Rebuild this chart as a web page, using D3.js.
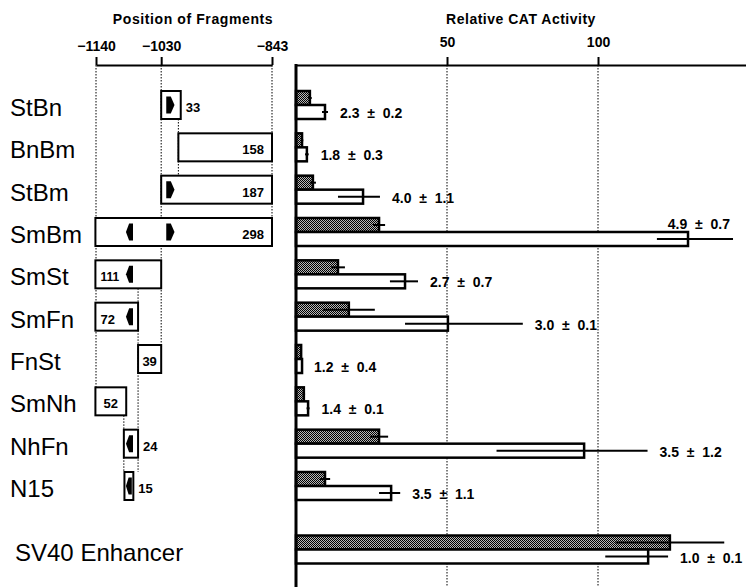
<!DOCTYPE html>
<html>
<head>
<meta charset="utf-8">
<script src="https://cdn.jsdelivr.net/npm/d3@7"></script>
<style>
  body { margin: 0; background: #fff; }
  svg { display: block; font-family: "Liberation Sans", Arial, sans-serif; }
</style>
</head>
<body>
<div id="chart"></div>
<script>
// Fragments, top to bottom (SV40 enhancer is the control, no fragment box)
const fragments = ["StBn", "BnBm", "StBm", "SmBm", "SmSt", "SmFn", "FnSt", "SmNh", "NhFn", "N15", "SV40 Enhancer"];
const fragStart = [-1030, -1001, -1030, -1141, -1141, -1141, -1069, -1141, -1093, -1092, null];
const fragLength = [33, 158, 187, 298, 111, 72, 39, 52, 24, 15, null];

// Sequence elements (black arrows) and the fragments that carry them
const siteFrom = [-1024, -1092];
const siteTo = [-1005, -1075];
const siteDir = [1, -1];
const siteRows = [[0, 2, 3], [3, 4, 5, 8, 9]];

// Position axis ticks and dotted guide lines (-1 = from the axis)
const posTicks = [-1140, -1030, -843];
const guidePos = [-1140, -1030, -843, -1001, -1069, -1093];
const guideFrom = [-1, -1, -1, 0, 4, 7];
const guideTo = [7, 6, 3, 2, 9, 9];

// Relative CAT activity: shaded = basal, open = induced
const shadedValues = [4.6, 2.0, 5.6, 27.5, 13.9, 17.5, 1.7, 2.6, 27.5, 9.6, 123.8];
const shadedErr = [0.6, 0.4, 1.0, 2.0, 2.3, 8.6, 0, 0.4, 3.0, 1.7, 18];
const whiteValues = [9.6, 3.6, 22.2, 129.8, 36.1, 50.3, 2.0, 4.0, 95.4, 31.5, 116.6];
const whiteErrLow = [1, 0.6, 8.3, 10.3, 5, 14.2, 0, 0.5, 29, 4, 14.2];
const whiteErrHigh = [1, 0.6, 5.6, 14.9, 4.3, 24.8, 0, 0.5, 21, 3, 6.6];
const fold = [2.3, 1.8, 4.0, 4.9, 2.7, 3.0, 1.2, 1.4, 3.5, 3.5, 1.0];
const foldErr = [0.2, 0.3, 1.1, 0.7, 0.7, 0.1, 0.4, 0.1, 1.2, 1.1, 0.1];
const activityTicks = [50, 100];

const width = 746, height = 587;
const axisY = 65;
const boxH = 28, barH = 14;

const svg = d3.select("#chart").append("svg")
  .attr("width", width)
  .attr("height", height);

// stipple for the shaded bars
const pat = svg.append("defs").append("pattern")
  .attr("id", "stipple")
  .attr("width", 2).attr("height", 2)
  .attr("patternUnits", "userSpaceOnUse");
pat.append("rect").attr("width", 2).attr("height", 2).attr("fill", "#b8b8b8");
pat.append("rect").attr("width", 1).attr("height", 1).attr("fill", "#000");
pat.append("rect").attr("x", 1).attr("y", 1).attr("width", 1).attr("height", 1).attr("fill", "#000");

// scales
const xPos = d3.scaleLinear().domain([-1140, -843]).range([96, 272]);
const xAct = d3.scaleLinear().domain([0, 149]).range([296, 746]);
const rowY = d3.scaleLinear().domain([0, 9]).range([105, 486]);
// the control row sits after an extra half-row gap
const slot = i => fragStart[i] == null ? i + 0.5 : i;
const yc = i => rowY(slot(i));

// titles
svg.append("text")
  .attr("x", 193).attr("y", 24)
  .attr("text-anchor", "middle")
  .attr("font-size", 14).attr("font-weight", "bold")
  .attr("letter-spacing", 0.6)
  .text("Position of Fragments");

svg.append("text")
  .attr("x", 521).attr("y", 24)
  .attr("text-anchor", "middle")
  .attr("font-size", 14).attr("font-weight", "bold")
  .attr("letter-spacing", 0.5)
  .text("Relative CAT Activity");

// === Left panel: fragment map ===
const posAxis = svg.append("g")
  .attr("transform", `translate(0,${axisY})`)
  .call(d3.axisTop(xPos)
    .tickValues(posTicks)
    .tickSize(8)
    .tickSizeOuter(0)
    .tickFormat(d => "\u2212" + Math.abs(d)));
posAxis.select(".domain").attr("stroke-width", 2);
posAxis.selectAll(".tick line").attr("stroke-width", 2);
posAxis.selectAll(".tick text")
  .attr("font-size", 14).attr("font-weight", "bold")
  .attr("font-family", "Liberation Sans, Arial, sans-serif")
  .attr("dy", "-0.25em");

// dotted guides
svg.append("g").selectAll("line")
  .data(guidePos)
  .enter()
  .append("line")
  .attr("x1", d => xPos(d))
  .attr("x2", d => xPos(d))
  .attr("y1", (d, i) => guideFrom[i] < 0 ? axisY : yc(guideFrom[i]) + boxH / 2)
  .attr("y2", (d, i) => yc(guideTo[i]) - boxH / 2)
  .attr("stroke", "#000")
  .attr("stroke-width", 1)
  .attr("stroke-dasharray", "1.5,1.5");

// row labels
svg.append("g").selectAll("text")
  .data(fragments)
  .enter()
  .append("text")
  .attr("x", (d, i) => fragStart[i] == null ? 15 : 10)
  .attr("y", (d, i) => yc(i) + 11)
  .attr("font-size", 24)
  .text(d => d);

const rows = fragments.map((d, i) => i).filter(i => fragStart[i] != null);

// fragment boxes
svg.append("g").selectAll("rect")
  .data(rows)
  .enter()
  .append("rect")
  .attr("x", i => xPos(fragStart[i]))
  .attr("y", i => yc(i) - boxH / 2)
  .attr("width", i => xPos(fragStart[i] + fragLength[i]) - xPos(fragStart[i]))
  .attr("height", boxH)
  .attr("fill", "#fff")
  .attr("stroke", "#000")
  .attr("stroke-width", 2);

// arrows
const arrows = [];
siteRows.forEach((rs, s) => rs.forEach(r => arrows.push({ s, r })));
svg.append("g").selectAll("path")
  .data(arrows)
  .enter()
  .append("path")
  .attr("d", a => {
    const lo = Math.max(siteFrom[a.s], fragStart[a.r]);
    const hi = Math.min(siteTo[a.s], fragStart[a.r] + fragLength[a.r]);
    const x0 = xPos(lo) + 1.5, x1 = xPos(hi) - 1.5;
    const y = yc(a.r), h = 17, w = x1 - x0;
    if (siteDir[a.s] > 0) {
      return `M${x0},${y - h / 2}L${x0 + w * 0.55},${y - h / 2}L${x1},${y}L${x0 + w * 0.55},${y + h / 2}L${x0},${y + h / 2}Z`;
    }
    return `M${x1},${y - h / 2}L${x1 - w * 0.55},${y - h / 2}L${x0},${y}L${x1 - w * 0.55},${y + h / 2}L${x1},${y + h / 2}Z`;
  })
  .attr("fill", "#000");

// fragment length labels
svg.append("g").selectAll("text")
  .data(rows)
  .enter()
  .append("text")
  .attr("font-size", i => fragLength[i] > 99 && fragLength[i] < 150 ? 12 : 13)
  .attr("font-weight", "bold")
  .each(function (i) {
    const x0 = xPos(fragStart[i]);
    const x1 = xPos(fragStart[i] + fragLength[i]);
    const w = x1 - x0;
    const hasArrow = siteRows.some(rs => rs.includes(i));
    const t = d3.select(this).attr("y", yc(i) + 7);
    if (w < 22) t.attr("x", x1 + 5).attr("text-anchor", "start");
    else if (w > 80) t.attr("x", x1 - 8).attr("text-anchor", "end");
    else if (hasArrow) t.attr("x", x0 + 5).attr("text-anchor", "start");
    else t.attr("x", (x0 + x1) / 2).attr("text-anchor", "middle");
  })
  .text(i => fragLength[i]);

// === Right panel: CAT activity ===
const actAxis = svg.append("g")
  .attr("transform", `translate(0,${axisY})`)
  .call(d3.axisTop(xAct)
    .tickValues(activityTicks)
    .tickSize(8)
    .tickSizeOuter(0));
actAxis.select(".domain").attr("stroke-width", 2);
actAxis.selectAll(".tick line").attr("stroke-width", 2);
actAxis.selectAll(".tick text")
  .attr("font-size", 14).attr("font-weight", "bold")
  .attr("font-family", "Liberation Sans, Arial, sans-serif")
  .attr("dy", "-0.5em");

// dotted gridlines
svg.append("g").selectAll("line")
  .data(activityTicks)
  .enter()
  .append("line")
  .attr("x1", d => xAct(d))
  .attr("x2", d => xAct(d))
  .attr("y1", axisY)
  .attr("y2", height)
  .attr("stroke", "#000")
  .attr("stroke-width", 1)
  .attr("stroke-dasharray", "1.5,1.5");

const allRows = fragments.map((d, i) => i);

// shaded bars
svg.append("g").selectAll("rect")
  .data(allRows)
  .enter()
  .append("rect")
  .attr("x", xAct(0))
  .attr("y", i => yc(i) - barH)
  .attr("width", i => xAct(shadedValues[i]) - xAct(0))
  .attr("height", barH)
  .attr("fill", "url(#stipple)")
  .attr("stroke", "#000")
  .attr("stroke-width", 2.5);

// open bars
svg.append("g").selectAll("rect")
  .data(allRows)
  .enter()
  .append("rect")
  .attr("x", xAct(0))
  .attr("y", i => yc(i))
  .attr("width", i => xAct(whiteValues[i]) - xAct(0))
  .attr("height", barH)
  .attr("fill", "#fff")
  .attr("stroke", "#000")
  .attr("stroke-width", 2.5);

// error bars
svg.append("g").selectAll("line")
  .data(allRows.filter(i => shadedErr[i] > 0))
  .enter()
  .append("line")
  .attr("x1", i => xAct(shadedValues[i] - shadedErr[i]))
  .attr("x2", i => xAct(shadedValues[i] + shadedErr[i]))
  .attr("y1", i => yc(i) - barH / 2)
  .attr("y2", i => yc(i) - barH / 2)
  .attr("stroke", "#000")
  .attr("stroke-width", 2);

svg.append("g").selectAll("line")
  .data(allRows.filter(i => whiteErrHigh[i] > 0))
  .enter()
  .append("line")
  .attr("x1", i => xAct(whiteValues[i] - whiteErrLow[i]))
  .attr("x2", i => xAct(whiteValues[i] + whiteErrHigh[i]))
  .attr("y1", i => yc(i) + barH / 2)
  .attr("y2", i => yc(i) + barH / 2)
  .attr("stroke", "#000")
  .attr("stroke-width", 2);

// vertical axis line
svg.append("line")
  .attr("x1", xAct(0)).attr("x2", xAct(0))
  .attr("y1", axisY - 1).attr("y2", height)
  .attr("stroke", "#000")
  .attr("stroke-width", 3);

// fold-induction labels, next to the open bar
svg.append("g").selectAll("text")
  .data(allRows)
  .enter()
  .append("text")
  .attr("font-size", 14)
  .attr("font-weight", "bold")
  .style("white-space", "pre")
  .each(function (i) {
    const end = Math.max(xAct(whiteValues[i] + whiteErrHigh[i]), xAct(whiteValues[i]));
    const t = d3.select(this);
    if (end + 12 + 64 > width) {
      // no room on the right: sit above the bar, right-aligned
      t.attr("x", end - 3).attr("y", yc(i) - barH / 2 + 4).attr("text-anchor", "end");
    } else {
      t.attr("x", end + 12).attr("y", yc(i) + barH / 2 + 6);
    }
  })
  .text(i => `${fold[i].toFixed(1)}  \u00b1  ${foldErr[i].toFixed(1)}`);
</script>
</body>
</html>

**JOB**
Take the material above from its first line through the line holding "const guideTo = [7, 6, 3, 2, 9, 9];" and set it down exactly, without the pictures.

**RESPONSE**
Rebuild this chart as a web page, using D3.js.
<!DOCTYPE html>
<html>
<head>
<meta charset="utf-8">
<script src="https://cdn.jsdelivr.net/npm/d3@7"></script>
<style>
  body { margin: 0; background: #fff; }
  svg { display: block; font-family: "Liberation Sans", Arial, sans-serif; }
</style>
</head>
<body>
<div id="chart"></div>
<script>
// Fragments, top to bottom (SV40 enhancer is the control, no fragment box)
const fragments = ["StBn", "BnBm", "StBm", "SmBm", "SmSt", "SmFn", "FnSt", "SmNh", "NhFn", "N15", "SV40 Enhancer"];
const fragStart = [-1030, -1001, -1030, -1141, -1141, -1141, -1069, -1141, -1093, -1092, null];
const fragLength = [33, 158, 187, 298, 111, 72, 39, 52, 24, 15, null];

// Sequence elements (black arrows) and the fragments that carry them
const siteFrom = [-1024, -1092];
const siteTo = [-1005, -1075];
const siteDir = [1, -1];
const siteRows = [[0, 2, 3], [3, 4, 5, 8, 9]];

// Position axis ticks and dotted guide lines (-1 = from the axis)
const posTicks = [-1140, -1030, -843];
const guidePos = [-1140, -1030, -843, -1001, -1069, -1093];
const guideFrom = [-1, -1, -1, 0, 4, 7];
const guideTo = [7, 6, 3, 2, 9, 9];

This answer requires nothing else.